Bientôt nous vîmes arriver toutes les notabilités que les mouvements de l’armée napolitaine repoussaient du sud de l’Italie. Le Pape fut le premier ; on le logea dans le palais du Roi. Je ne l’avais pas vu depuis le temps où il était venu sacrer l’empereur Napoléon ; nous allâmes plusieurs fois lui faire notre cour. Il causait volontiers et familièrement de tout. Je fus surtout touchée de la manière digne et calme dont il parlait de ses années de proscription, sans avoir l’air d’y attacher ni gloire ni mérite, mais comme d’une circonstance qui s’était trouvée malheureusement inévitable, s’affligeant que son devoir l’eût forcé à imposer à Napoléon les torts de sa persécution. Il y avait dans tous ses discours une noble et paternelle modération qui devait lui être inspirée d’en haut, car, sur tout autre sujet, il n’était pas à beaucoup près aussi distingué. On sentait que c’était un homme qui recommencerait une carrière de tribulation, sans qu’elle pût l’amener à l’amertume ni à l’exaltation. Le mot sérénité semblait inventé pour lui. Il m’a inspiré une bien sincère vénération.

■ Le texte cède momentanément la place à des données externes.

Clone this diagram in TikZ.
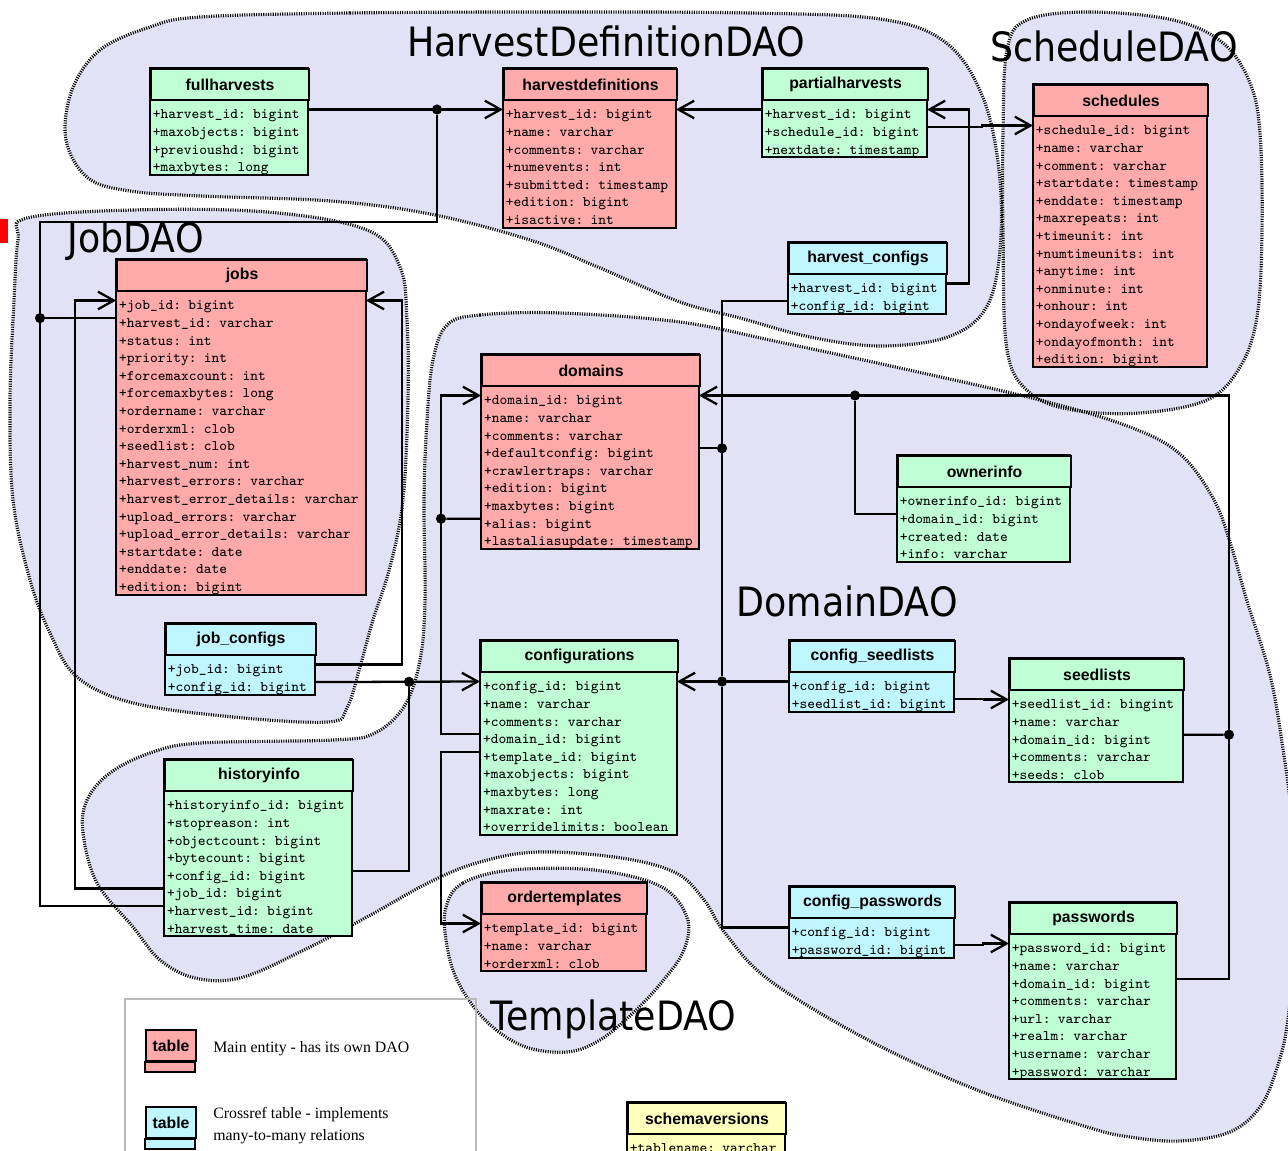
\documentclass[tikz,border=0pt]{standalone}
\usepackage{fontspec}
\usepackage{graphicx}
\usetikzlibrary{arrows.meta}
\newfontfamily\tblfont{Liberation Sans}
\newfontfamily\daofont{DejaVu Sans}
\newfontfamily\legfont{Liberation Serif}
\definecolor{entpink}{RGB}{255,170,170}
\definecolor{relgreen}{RGB}{192,255,214}
\definecolor{xrefcyan}{RGB}{192,246,255}
\definecolor{metayellow}{RGB}{255,255,190}
\definecolor{daofill}{RGB}{226,226,246}

\newcommand{\daoname}[1]{\scalebox{0.9}[1]{#1}}

% table: name, x, y, width, colour, title, rows
\newcommand{\dbtable}[7]{%
  \foreach \r [count=\i] in {#7} {\xdef\nrows{\i}}%
  \pgfmathsetmacro{\tblbot}{#3+54+(\nrows-1)*17.6}%
  \pgfmathsetmacro{\tblw}{#4*0.5669-3}%
  \draw[tblframe, fill=#5] (#2,#3) rectangle ({#2+#4},\tblbot);
  \node[tblhead, fill=#5, minimum width=#4*0.02cm, anchor=north west] (#1) at (#2,#3) {#6};
  \foreach \r [count=\i] in {#7}
    \node[tblrow, text width=\tblw pt] (#1-\i) at ({#2+#4/2},{#3+41.5+(\i-1)*17.6}) {+\r};
}

% DAO areas
\newcommand{\hdzone}{plot[smooth cycle, tension=0.6] coordinates {(200,17) (350,13) (550,12) (750,13) (880,19) (945,42) (982,95) (999,170) (1000,250) (986,308) (948,337) (880,346) (810,337) (740,318) (680,302) (600,268) (530,240) (430,214) (330,201) (200,196) (130,191) (88,178) (66,140) (72,90) (100,50) (150,27)}}
\newcommand{\schedzone}{plot[smooth cycle, tension=0.6] coordinates {(1027,20) (1090,12) (1173,20) (1223,43) (1250,83) (1260,133) (1262,233) (1257,317) (1240,367) (1207,400) (1140,413) (1073,410) (1030,393) (1007,350) (1003,233) (1003,133) (1007,50)}}
\newcommand{\jobzone}{plot[smooth cycle, tension=0.6] coordinates {(27,218) (133,210) (267,212) (367,230) (400,267) (407,320) (408,400) (403,500) (390,567) (373,620) (360,667) (347,708) (328,722) (233,717) (133,703) (77,677) (50,633) (30,580) (13,500) (10,400) (14,300) (18,240)}}
\newcommand{\domzone}{plot[smooth cycle, tension=0.6] coordinates {(447,325) (480,315) (560,313) (680,322) (779,342) (900,368) (1040,400) (1130,427) (1180,454) (1213,498) (1230,542) (1247,601) (1270,675) (1283,749) (1292,822) (1296,920) (1288,1019) (1277,1068) (1260,1107) (1230,1132) (1180,1141) (1130,1137) (1087,1127) (977,1090) (868,1040) (769,980) (725,933) (704,900) (676,873) (621,858) (539,852) (480,862) (430,882) (367,917) (300,952) (240,978) (195,978) (160,960) (133,927) (97,883) (83,833) (87,800) (110,773) (150,753) (200,743) (333,740) (375,733) (405,705) (420,660) (425,600) (424,500) (427,420) (433,360)}}
\newcommand{\tmplzone}{plot[smooth cycle, tension=0.6] coordinates {(446,907) (463,883) (512,870) (594,870) (660,886) (687,917) (684,950) (662,982) (633,1013) (600,1040) (567,1052) (523,1046) (485,1020) (457,980) (446,940)}}

\begin{document}
\begin{tikzpicture}[x=0.02cm, y=-0.02cm, >={Straight Barb[length=9pt,width=10pt]},
  tblframe/.style={line width=1.2pt},
  tblhead/.style={draw, line width=1.2pt, inner sep=0pt, minimum height=0.62cm, font=\tblfont\bfseries\fontsize{9}{10}\selectfont},
  tblrow/.style={inner xsep=1.5pt, inner ysep=0pt, text height=10.8pt, text depth=0pt, align=left, font=\ttfamily\fontsize{8.3}{10}\selectfont},
  link/.style={line width=1.3pt},
  dot/.style={circle, fill, inner sep=0pt, minimum size=5.8pt},
  daozone/.style={fill=daofill},
  daoedge/.style={line width=1.8pt, dash pattern=on 0.6pt off 0.75pt},
  daotext/.style={anchor=base west, inner sep=0pt, font=\daofont\fontsize{23}{23}\selectfont},
  legtext/.style={anchor=base west, inner sep=0pt, font=\legfont\fontsize{9}{12}\selectfont}]
  \useasboundingbox (0,0) rectangle (1288,1151);
  \clip (0,0) rectangle (1288,1151);
  \fill[white] (0,0) rectangle (1288,1151);

  \fill[daozone] \hdzone;
  \fill[daozone] \schedzone;
  \fill[daozone] \jobzone;
  \fill[daozone] \domzone;
  \fill[daozone] \tmplzone;

  \node[daotext] (hdname) at (407,57) {\daoname{HarvestDefinitionDAO}};
  \node[daotext] (schedname) at (990,62) {\daoname{ScheduleDAO}};
  \node[daotext] (jobname) at (67,253) {\daoname{JobDAO}};
  \node[daotext] (domname) at (736,617) {\daoname{DomainDAO}};
  \node[daotext] (tmplname) at (490,1030) {\daoname{TemplateDAO}};

  \draw[daoedge] \hdzone;
  \draw[daoedge] \schedzone;
  \draw[daoedge] \jobzone;
  \draw[daoedge] \domzone;
  \draw[daoedge] \tmplzone;

  \fill[red] (0,219) rectangle (8,243);

  \dbtable{fullharvests}{150}{68}{158}{relgreen}{fullharvests}{harvest\_id: bigint, maxobjects: bigint, previoushd: bigint, maxbytes: long}
  \dbtable{harvestdefinitions}{503}{68}{173}{entpink}{harvestdefinitions}{harvest\_id: bigint, name: varchar, comments: varchar, numevents: int, submitted: timestamp, edition: bigint, isactive: int}
  \dbtable{partialharvests}{762}{68}{165}{relgreen}{partialharvests}{harvest\_id: bigint, schedule\_id: bigint, nextdate: timestamp}
  \dbtable{schedules}{1033}{84}{174}{entpink}{schedules}{schedule\_id: bigint, name: varchar, comment: varchar, startdate: timestamp, enddate: timestamp, maxrepeats: int, timeunit: int, numtimeunits: int, anytime: int, onminute: int, onhour: int, ondayofweek: int, ondayofmonth: int, edition: bigint}
  \dbtable{harvestconfigs}{788}{242}{158}{xrefcyan}{harvest\_configs}{harvest\_id: bigint, config\_id: bigint}
  \dbtable{jobs}{116}{259}{250}{entpink}{jobs}{job\_id: bigint, harvest\_id: varchar, status: int, priority: int, forcemaxcount: int, forcemaxbytes: long, ordername: varchar, orderxml: clob, seedlist: clob, harvest\_num: int, harvest\_errors: varchar, harvest\_error\_details: varchar, upload\_errors: varchar, upload\_error\_details: varchar, startdate: date, enddate: date, edition: bigint}
  \dbtable{jobconfigs}{165}{623}{150}{xrefcyan}{job\_configs}{job\_id: bigint, config\_id: bigint}
  \dbtable{historyinfo}{164}{759}{188}{relgreen}{historyinfo}{historyinfo\_id: bigint, stopreason: int, objectcount: bigint, bytecount: bigint, config\_id: bigint, job\_id: bigint, harvest\_id: bigint, harvest\_time: date}
  \dbtable{domains}{481}{354}{218}{entpink}{domains}{domain\_id: bigint, name: varchar, comments: varchar, defaultconfig: bigint, crawlertraps: varchar, edition: bigint, maxbytes: bigint, alias: bigint, lastaliasupdate: timestamp}
  \dbtable{ownerinfo}{897}{455}{173}{relgreen}{ownerinfo}{ownerinfo\_id: bigint, domain\_id: bigint, created: date, info: varchar}
  \dbtable{configurations}{480}{640}{197}{relgreen}{configurations}{config\_id: bigint, name: varchar, comments: varchar, domain\_id: bigint, template\_id: bigint, maxobjects: bigint, maxbytes: long, maxrate: int, overridelimits: boolean}
  \dbtable{ordertemplates}{481}{882}{165}{entpink}{ordertemplates}{template\_id: bigint, name: varchar, orderxml: clob}
  \dbtable{configseedlists}{789}{640}{165}{xrefcyan}{config\_seedlists}{config\_id: bigint, seedlist\_id: bigint}
  \dbtable{seedlists}{1009}{658}{174}{relgreen}{seedlists}{seedlist\_id: bingint, name: varchar, domain\_id: bigint, comments: varchar, seeds: clob}
  \dbtable{configpasswords}{789}{886}{165}{xrefcyan}{config\_passwords}{config\_id: bigint, password\_id: bigint}
  \dbtable{passwords}{1009}{902}{167}{relgreen}{passwords}{password\_id: bigint, name: varchar, domain\_id: bigint, comments: varchar, url: varchar, realm: varchar, username: varchar, password: varchar}
  \dbtable{schemaversions}{627}{1102}{158}{metayellow}{schemaversions}{tablename: varchar}

  % harvest definitions
  \node[dot] (hdj) at (437,109.5) {};
  \coordinate (hdbend) at (40,222);
  \node[dot] (jobsj) at (40,318.1) {};
  \draw[link, ->] (fullharvests-1.east) -- (harvestdefinitions-1.west);
  \draw[link] (historyinfo-7.west) -| (hdbend) -| (hdj);
  \draw[link] (jobs-2.west) -- (jobsj);
  \draw[link, ->] (partialharvests-1.west) -- (harvestdefinitions-1.east);
  \draw[link, ->] (harvestconfigs-1.east) -- ++(23,0) |- (partialharvests-1.east);
  \draw[link, ->] (partialharvests-2.east) -- ++(55,0) |- (schedules-1.west);

  % jobs
  \draw[link, ->] (jobconfigs-1.east) -- ++(87,0) |- (jobs-1.east);
  \draw[link, ->] (historyinfo-6.west) -- ++(-89,0) |- (jobs-1.west);

  % configurations
  \node[dot] (cfgleft) at (409,681.8) {};
  \node[dot] (cfgj) at (722,681.5) {};
  \node[dot] (domj) at (722,448.3) {};
  \draw[link, ->] (jobconfigs-2.east) -- (configurations-1.west);
  \draw[link] (historyinfo-5.east) -| (cfgleft);
  \draw[link, ->] (configseedlists-1.west) -- (configurations-1.east);
  \draw[link] (harvestconfigs-2.west) -| (cfgj);
  \draw[link] (configpasswords-1.west) -| (cfgj);
  \draw[link] (domains-4.east) -- (domj);
  \draw[link, ->] (configseedlists-2.east) -- ++(30,0) |- (seedlists-1.west);
  \draw[link, ->] (configpasswords-2.east) -- ++(29,0) |- (passwords-1.west);
  \draw[link, ->] (configurations-5.west) -- ++(-39,0) |- (ordertemplates-1.west);

  % domains
  \coordinate (dleft) at (441,395.5);
  \node[dot] (aliasj) at (441,518.7) {};
  \draw[link, ->] (configurations-4.west) -| (dleft) -- (domains-1.west);
  \draw[link] (domains-8.west) -- (aliasj);
  \coordinate (rtop) at (1229,395.5);
  \node[dot] (ownj) at (855,395.5) {};
  \node[dot] (seedj) at (1229,734.7) {};
  \draw[link, ->] (passwords-3.east) -| (rtop) -- (domains-1.east);
  \draw[link] (ownerinfo-2.west) -| (ownj);
  \draw[link] (seedlists-3.east) -- (seedj);

  % legend
  \draw[gray!55, line width=0.6pt] (125,1160) -- (125,999) -- (476,999) -- (476,1160);
  \node[tblhead, fill=entpink, minimum width=1cm, anchor=north west] (legmain) at (145,1029) {table};
  \draw[tblframe, fill=entpink] (legmain.south west) rectangle ++(50,10);
  \node[tblhead, fill=xrefcyan, minimum width=1cm, anchor=north west] (legxref) at (145,1106) {table};
  \draw[tblframe, fill=xrefcyan] (legxref.south west) rectangle ++(50,10);
  \node[legtext] (legmaintext) at (213,1052) {Main entity - has its own DAO};
  \node[legtext] (legxreftext) at (213,1118) {Crossref table - implements};
  \node[legtext] (legxreftext2) at (213,1140) {many-to-many relations};
\end{tikzpicture}
\end{document}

Bientôt après, il fut suivi par l’infante Marie-Louise, duchesse de Lucques, plus connue sous le titre de reine d’Étrurie. Gênes étant comblée de monde et ne pouvant trouver un logement convenable, elle s’installa dans une chambre d’auberge dont, à l’aide de quelques paravents, on fit un dortoir pour toute la famille. Elle paraissait faite pour habiter ce taudis ; je n’ai jamais rien vu de plus ignoble que la tournure de cette princesse, si ce n’est ses discours. Elle était Bourbon : il nous fallait bien lui rendre des hommages, mais c’était avec dégoût et répugnance.

Elle traînait à sa suite une fille, aussi disgracieuse qu’elle, et un fils si singulièrement élevé qu’il pleurait pour monter sur un cheval, se trouvait mal à l’aspect d’un fusil, et qu’ayant dû un jour entrer dans un bateau pour passer un bac il en eut des attaques de nerfs. La duchesse de Lucques assurait que les princes espagnols avaient tous été élevés précisément comme son fils. Mon père tâcha de la raisonner à ce sujet, mais ce fut sans autre résultat que de se faire prendre en grippe par elle.